AUTHOR=Jubair Sheikh , Tucker James R. , Henderson Nathan , Hiebert Colin W. , Badea Ana , Domaratzki Michael , Fernando W. G. Dilantha TITLE=GPTransformer: A Transformer-Based Deep Learning Method for Predicting Fusarium Related Traits in Barley JOURNAL=Frontiers in Plant Science VOLUME=12 YEAR=2021 URL=https://www.frontiersin.org/journals/plant-science/articles/10.3389/fpls.2021.761402 DOI=10.3389/fpls.2021.761402 ISSN=1664-462X ABSTRACT=

Fusarium head blight (FHB) incited by Fusarium graminearum Schwabe is a devastating disease of barley and other cereal crops worldwide. Fusarium head blight is associated with trichothecene mycotoxins such as deoxynivalenol (DON), which contaminates grains, making them unfit for malting or animal feed industries. While genetically resistant cultivars offer the best economic and environmentally responsible means to mitigate disease, parent lines with adequate resistance are limited in barley. Resistance breeding based upon quantitative genetic gains has been slow to date, due to intensive labor requirements of disease nurseries. The production of a high-throughput genome-wide molecular marker assembly for barley permits use in development of genomic prediction models for traits of economic importance to this crop. A diverse panel consisting of 400 two-row spring barley lines was assembled to focus on Canadian barley breeding programs. The panel was evaluated for FHB and DON content in three environments and over 2 years. Moreover, it was genotyped using an Illumina Infinium High-Throughput Screening (HTS) iSelect custom beadchip array of single nucleotide polymorphic molecular markers (50 K SNP), where over 23 K molecular markers were polymorphic.

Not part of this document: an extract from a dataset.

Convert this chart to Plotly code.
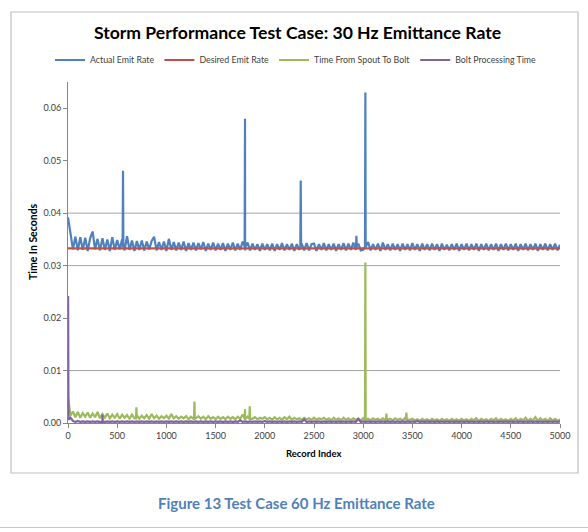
import plotly.graph_objects as go

record_step = 25
record_index = list(range(0, 5001, record_step))

actual_emit_rate = [
    0.0392, 0.0362, 0.0331, 0.0355, 0.0329, 0.0354, 0.0330, 0.0353, 0.0328, 0.0352,
    0.0365, 0.0331, 0.0351, 0.0329, 0.0352, 0.0330, 0.0350, 0.0328, 0.0354, 0.0330,
    0.0349, 0.0331, 0.0350, 0.0329, 0.0356, 0.0330, 0.0348, 0.0328, 0.0347, 0.0330,
    0.0348, 0.0329, 0.0346, 0.0331, 0.0347, 0.0355, 0.0329, 0.0345, 0.0330, 0.0346,
    0.0328, 0.0351, 0.0330, 0.0345, 0.0329, 0.0344, 0.0330, 0.0346, 0.0328, 0.0343,
    0.0330, 0.0344, 0.0329, 0.0343, 0.0331, 0.0345, 0.0328, 0.0342, 0.0330, 0.0344,
    0.0329, 0.0342, 0.0330, 0.0343, 0.0328, 0.0342, 0.0330, 0.0344, 0.0329, 0.0342,
    0.0330, 0.0346, 0.0329, 0.0344, 0.0329, 0.0342, 0.0330, 0.0341, 0.0328, 0.0342,
    0.0330, 0.0341, 0.0329, 0.0342, 0.0328, 0.0341, 0.0330, 0.0343, 0.0329, 0.0341,
    0.0330, 0.0342, 0.0328, 0.0341, 0.0330, 0.0342, 0.0329, 0.0343, 0.0329, 0.0341,
    0.0342, 0.0328, 0.0341, 0.0330, 0.0343, 0.0329, 0.0341, 0.0330, 0.0342, 0.0328,
    0.0341, 0.0330, 0.0343, 0.0329, 0.0342, 0.0330, 0.0344, 0.0330, 0.0342, 0.0329,
    0.0330, 0.0342, 0.0345, 0.0329, 0.0341, 0.0330, 0.0342, 0.0328, 0.0344, 0.0330,
    0.0341, 0.0329, 0.0342, 0.0330, 0.0341, 0.0328, 0.0342, 0.0330, 0.0341, 0.0329,
    0.0343, 0.0330, 0.0341, 0.0328, 0.0342, 0.0330, 0.0341, 0.0329, 0.0342, 0.0330,
    0.0341, 0.0328, 0.0342, 0.0330, 0.0340, 0.0329, 0.0341, 0.0330, 0.0342, 0.0328,
    0.0341, 0.0330, 0.0342, 0.0329, 0.0341, 0.0330, 0.0342, 0.0328, 0.0341, 0.0330,
    0.0342, 0.0329, 0.0341, 0.0330, 0.0342, 0.0328, 0.0341, 0.0330, 0.0342, 0.0329,
    0.0341, 0.0330, 0.0342, 0.0328, 0.0341, 0.0330, 0.0342, 0.0329, 0.0341, 0.0330,
    0.0342, 0.0328, 0.0341, 0.0330, 0.0342, 0.0329, 0.0341, 0.0330, 0.0342, 0.0329,
    0.0340,
]
# (record, peak value, baseline value beside the peak)
actual_emit_spikes = [(559, 0.0481, 0.0336), (1799, 0.0580, 0.0336), (2365, 0.0462, 0.0336),
                      (2931, 0.0357, 0.0336), (3022, 0.0630, 0.0336)]

desired_emit_rate_value = 0.0333

time_spout_to_bolt = [
    0.0050, 0.0014, 0.0022, 0.0011, 0.0021, 0.0010, 0.0019, 0.0012, 0.0020, 0.0010,
    0.0018, 0.0011, 0.0021, 0.0009, 0.0017, 0.0010, 0.0018, 0.0009, 0.0016, 0.0010,
    0.0017, 0.0008, 0.0016, 0.0010, 0.0015, 0.0008, 0.0016, 0.0009, 0.0015, 0.0008,
    0.0014, 0.0009, 0.0015, 0.0008, 0.0017, 0.0009, 0.0014, 0.0008, 0.0013, 0.0009,
    0.0014, 0.0008, 0.0017, 0.0009, 0.0013, 0.0008, 0.0012, 0.0009, 0.0013, 0.0007,
    0.0012, 0.0008, 0.0009, 0.0013, 0.0008, 0.0012, 0.0007, 0.0013, 0.0008, 0.0011,
    0.0007, 0.0012, 0.0008, 0.0011, 0.0007, 0.0012, 0.0008, 0.0011, 0.0007, 0.0012,
    0.0008, 0.0016, 0.0008, 0.0012, 0.0009, 0.0008, 0.0011, 0.0007, 0.0010, 0.0008,
    0.0011, 0.0007, 0.0010, 0.0006, 0.0011, 0.0007, 0.0010, 0.0006, 0.0011, 0.0007,
    0.0012, 0.0006, 0.0010, 0.0007, 0.0009, 0.0006, 0.0010, 0.0007, 0.0009, 0.0006,
    0.0010, 0.0006, 0.0009, 0.0007, 0.0010, 0.0006, 0.0009, 0.0005, 0.0010, 0.0006,
    0.0009, 0.0005, 0.0010, 0.0006, 0.0009, 0.0005, 0.0009, 0.0006, 0.0008, 0.0005,
    0.0009, 0.0006, 0.0008, 0.0005, 0.0009, 0.0006, 0.0008, 0.0005, 0.0009, 0.0006,
    0.0006, 0.0008, 0.0005, 0.0009, 0.0006, 0.0008, 0.0005, 0.0009, 0.0007, 0.0006,
    0.0008, 0.0005, 0.0007, 0.0004, 0.0008, 0.0005, 0.0007, 0.0004, 0.0008, 0.0005,
    0.0007, 0.0004, 0.0008, 0.0005, 0.0007, 0.0004, 0.0008, 0.0005, 0.0007, 0.0004,
    0.0008, 0.0005, 0.0007, 0.0004, 0.0008, 0.0005, 0.0009, 0.0004, 0.0008, 0.0005,
    0.0007, 0.0004, 0.0008, 0.0005, 0.0009, 0.0004, 0.0008, 0.0005, 0.0007, 0.0004,
    0.0008, 0.0005, 0.0009, 0.0004, 0.0008, 0.0005, 0.0010, 0.0004, 0.0008, 0.0005,
    0.0011, 0.0004, 0.0009, 0.0005, 0.0008, 0.0004, 0.0009, 0.0005, 0.0008, 0.0004,
    0.0007,
]
time_spout_to_bolt_spikes = [(695, 0.0030, 0.0009), (1285, 0.0041, 0.0008), (1799, 0.0026, 0.0008),
                             (1847, 0.0032, 0.0008), (3022, 0.0306, 0.0006), (3236, 0.0018, 0.0006),
                             (3439, 0.0020, 0.0006)]

bolt_processing_time = [
    0.0045, 0.0010, 0.0004, 0.0002, 0.0004, 0.0002, 0.0003, 0.0002, 0.0003, 0.0002,
    0.0003, 0.0002, 0.0003, 0.0002, 0.0003, 0.0002, 0.0003, 0.0002, 0.0003, 0.0002,
    0.0003, 0.0002, 0.0003, 0.0002, 0.0003, 0.0002, 0.0003, 0.0002, 0.0003, 0.0002,
    0.0003, 0.0002, 0.0003, 0.0002, 0.0003, 0.0002, 0.0003, 0.0002, 0.0003, 0.0002,
    0.0003, 0.0002, 0.0003, 0.0002, 0.0003, 0.0002, 0.0003, 0.0002, 0.0003, 0.0002,
    0.0003, 0.0002, 0.0003, 0.0002, 0.0003, 0.0002, 0.0003, 0.0002, 0.0003, 0.0002,
    0.0003, 0.0002, 0.0003, 0.0002, 0.0003, 0.0002, 0.0003, 0.0002, 0.0003, 0.0002,
    0.0005, 0.0002, 0.0003, 0.0002, 0.0003, 0.0002, 0.0003, 0.0002, 0.0003, 0.0002,
    0.0004, 0.0002, 0.0003, 0.0002, 0.0003, 0.0002, 0.0003, 0.0002, 0.0003, 0.0002,
    0.0003, 0.0002, 0.0003, 0.0002, 0.0003, 0.0002, 0.0007, 0.0002, 0.0003, 0.0002,
    0.0003, 0.0002, 0.0003, 0.0002, 0.0003, 0.0002, 0.0003, 0.0002, 0.0003, 0.0002,
    0.0003, 0.0002, 0.0003, 0.0002, 0.0003, 0.0002, 0.0003, 0.0002, 0.0008, 0.0002,
    0.0003, 0.0002, 0.0003, 0.0002, 0.0003, 0.0002, 0.0003, 0.0002, 0.0003, 0.0002,
    0.0003, 0.0002, 0.0003, 0.0002, 0.0003, 0.0002, 0.0003, 0.0002, 0.0003, 0.0002,
    0.0003, 0.0002, 0.0004, 0.0002, 0.0003, 0.0002, 0.0003, 0.0002, 0.0003, 0.0002,
    0.0003, 0.0002, 0.0003, 0.0002, 0.0003, 0.0002, 0.0003, 0.0002, 0.0003, 0.0002,
    0.0003, 0.0002, 0.0003, 0.0002, 0.0003, 0.0002, 0.0003, 0.0002, 0.0003, 0.0002,
    0.0003, 0.0002, 0.0003, 0.0002, 0.0003, 0.0002, 0.0003, 0.0002, 0.0003, 0.0002,
    0.0003, 0.0002, 0.0003, 0.0002, 0.0003, 0.0002, 0.0003, 0.0002, 0.0003, 0.0002,
    0.0003, 0.0002, 0.0003, 0.0002, 0.0003, 0.0002, 0.0003, 0.0002, 0.0003, 0.0002,
    0.0003,
]
bolt_processing_spikes = [(1, 0.0242, 0.0006), (350, 0.0016, 0.0002)]

series_names = ["Actual Emit Rate", "Desired Emit Rate", "Time From Spout To Bolt", "Bolt Processing Time"]
series_colors = ["#4F81BD", "#C0504D", "#9BBB59", "#8064A2"]

y_tick_values = [0.00, 0.01, 0.02, 0.03, 0.04, 0.05, 0.06]
y_tick_labels = ["0.00", "0.01", "0.02", "0.03", "0.04", "0.05", "0.06"]
x_tick_values = list(range(0, 5001, 500))
x_tick_labels = [str(v) for v in x_tick_values]
visible_gridlines = [0.01, 0.03, 0.04]

title_text = "Storm Performance Test Case: 30 Hz Emittance Rate"
caption_text = "Figure 13 Test Case 60 Hz Emittance Rate"
x_title = "Record Index"
y_title = "Time In Seconds"


def with_spikes(base, spikes, half_width=4):
    """Merge the sampled series with its narrow spikes (peak flanked by its local baseline)."""
    pts = list(zip(record_index, base))
    for rec, peak, side in spikes:
        if rec - half_width > 0:
            pts.append((rec - half_width, side))
        pts.append((rec, peak))
        pts.append((rec + half_width, side))
    pts.sort(key=lambda p: p[0])
    return [p[0] for p in pts], [p[1] for p in pts]


series_xy = [
    with_spikes(actual_emit_rate, actual_emit_spikes),
    (record_index, [desired_emit_rate_value] * len(record_index)),
    with_spikes(time_spout_to_bolt, time_spout_to_bolt_spikes),
    with_spikes(bolt_processing_time, bolt_processing_spikes),
]

# ---------------- figure ----------------
fig = go.Figure()
for name, color, (xs, ys) in zip(series_names, series_colors, series_xy):
    fig.add_trace(go.Scatter(
        x=xs, y=ys, name=name, mode="lines",
        line=dict(color=color, width=2.2, simplify=False),
    ))

FONT = "Lato"
TXT = "#404040"

# plot-area pixel frame: x 68..560, y 82..423
def px_x(px):
    return (px - 68) / 492


def px_y(py):
    return (423 - py) / 341


shapes = []
for g in visible_gridlines:
    shapes.append(dict(type="line", xref="paper", yref="y", x0=0, x1=1, y0=g, y1=g,
                       line=dict(color="#A6A6A6", width=1), layer="below"))
# chart frame
shapes.append(dict(type="rect", xref="paper", yref="paper",
                   x0=px_x(11), x1=px_x(578), y0=px_y(473), y1=px_y(12),
                   line=dict(color="#BFBFBF", width=1.2), layer="below"))
# page rule below caption
shapes.append(dict(type="line", xref="paper", yref="paper",
                   x0=px_x(0), x1=px_x(588), y0=px_y(527.5), y1=px_y(527.5),
                   line=dict(color="#C8C8C8", width=1.2)))

fig.update_layout(
    width=588, height=532,
    margin=dict(l=68, r=28, t=82, b=109),
    paper_bgcolor="white", plot_bgcolor="white",
    font=dict(family=FONT, color=TXT, size=9),
    title=dict(text="<b>" + title_text + "</b>", xref="container", yref="container",
               x=297.5 / 588, y=1 - 33 / 532, xanchor="center", yanchor="middle",
               font=dict(family=FONT, size=17.6, color="#000000")),
    showlegend=True,
    legend=dict(orientation="h", xref="paper", yref="paper", x=px_x(50), y=px_y(60),
                xanchor="left", yanchor="middle", font=dict(size=8.8, color=TXT),
                bgcolor="rgba(0,0,0,0)", traceorder="normal", itemwidth=30),
    xaxis=dict(range=[0, 5000], tickmode="array", tickvals=x_tick_values, ticktext=x_tick_labels,
               showgrid=False, zeroline=False, showline=True, linecolor="#868686", linewidth=1,
               ticks="outside", ticklen=4, tickcolor="#868686",
               tickfont=dict(size=9, color=TXT)),
    yaxis=dict(range=[0, 0.065], tickmode="array", tickvals=y_tick_values, ticktext=y_tick_labels,
               showgrid=False, zeroline=False, showline=True, linecolor="#868686", linewidth=1,
               ticks="outside", ticklen=4, tickcolor="#868686",
               tickfont=dict(size=9, color=TXT)),
    shapes=shapes,
    annotations=[
        dict(text="<b>" + x_title + "</b>", xref="paper", yref="paper",
             x=px_x(313), y=px_y(453), xanchor="center", yanchor="middle",
             showarrow=False, font=dict(family=FONT, size=9.5, color="#000000")),
        dict(text="<b>" + y_title + "</b>", xref="paper", yref="paper", textangle=-90,
             x=px_x(33), y=px_y(242), xanchor="center", yanchor="middle",
             showarrow=False, font=dict(family=FONT, size=10.5, color="#000000")),
        dict(text="<b>" + caption_text + "</b>", xref="paper", yref="paper",
             x=px_x(296), y=px_y(502.5), xanchor="center", yanchor="middle",
             showarrow=False, font=dict(family=FONT, size=15, color="#4F81BD")),
    ],
)

fig.write_html("out.html")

Genomic prediction has been demonstrated to successfully reduce FHB and DON content in cereals using various statistical models. Herein, we have studied an alternative method based on machine learning and compare it with a statistical approach. The bi-allelic SNPs represented pairs of alleles and were encoded in two ways: as categorical (–1, 0, 1) or using Hardy-Weinberg probability frequencies. This was followed by selecting essential genomic markers for phenotype prediction. Subsequently, a Transformer-based deep learning algorithm was applied to predict FHB and DON. Apart from the Transformer method, a Residual Fully Connected Neural Network (RFCNN) was also applied. Pearson correlation coefficients were calculated to compare true vs. predicted outputs. Models which included all markers generally showed marginal improvement in prediction. Hardy-Weinberg encoding generally improved correlation for FHB (6.9%) and DON (9.6%) for the Transformer network. This study suggests the potential of the Transformer based method as an alternative to the popular BLUP model for genomic prediction of complex traits such as FHB or DON, having performed equally or better than existing machine learning and statistical methods.